A continuation from yesterday’s post (Faith: A double edged sword), it has occurred to me that all the disciplines which attempt to understand the nature of the world we live in have a common factor that was not necessarily always present throughout history. It is the assumption that any chosen discipline, of a certain level of academic vigour, has the potential to uncover all that there is to be known in the certain sphere of knowledge that it pursues.
But this is simply not the case, do we really believe that human beings, creatures that have existed for a minuscule amount of time in contrast to everything else, have developed the sufficient cognitive ability to comprehend all that is knowable and put an end to speculation on metaphysical and scientific matters?
This is sheer arrogance and the extent of this arrogance becomes clear when one examines the idea of a conceptual scheme. At the foundation of our ability to reason and conceptualise rests an underlying system which results in the basic formations of logic and grammar. All humans possess the same conceptual scheme (even the speakers of other languages, they are still based on the same, logical foundation) whereas other organisms such as squirrels and rabbits do not possess the correct categories of the brain to be able to conceptualise in such a way. In fact, evidence suggests that the conceptual scheme can be lost if certain parts of the brain are damaged and hence providing strong evidence for such categories being produced by the brain and not being independent of it.

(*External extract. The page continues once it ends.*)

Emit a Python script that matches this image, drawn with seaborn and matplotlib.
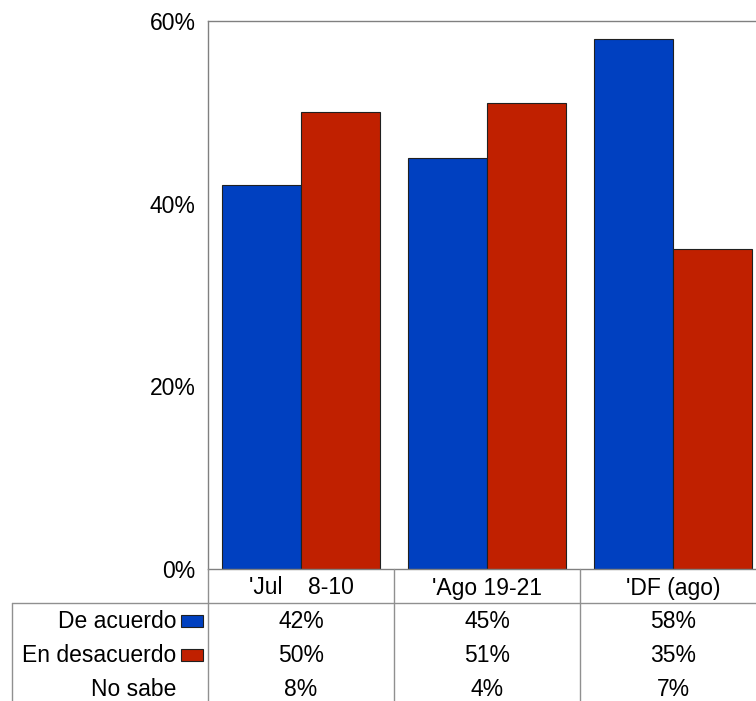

If this is the case then our conceptual scheme (that which we base all our disciplines upon) is nothing more than a product of evolution, hence we cannot even claim that tautologies are correct, they may simply be how we view the world. Our conceptual scheme could have quite easily turned out differently if our evolution had been influenced by other factors. It is even possible that extraterrestrial lifeforms that have developed a conceptual scheme possess one that is a complete deviation from our own. We could never hope to understand any form of language they might possess since their minds would not even be logical in the way ours are.
This raises this idea that there are some things that we simply cannot know, in other words, forbidden knowledge that exists beyond human comprehension. Our ancestors had such ideas of secret knowledge being possessed by the divine, perhaps we could learn a thing or two from their age old beliefs. For it is only when we accept our limitations that we can truly make progress in a discipline.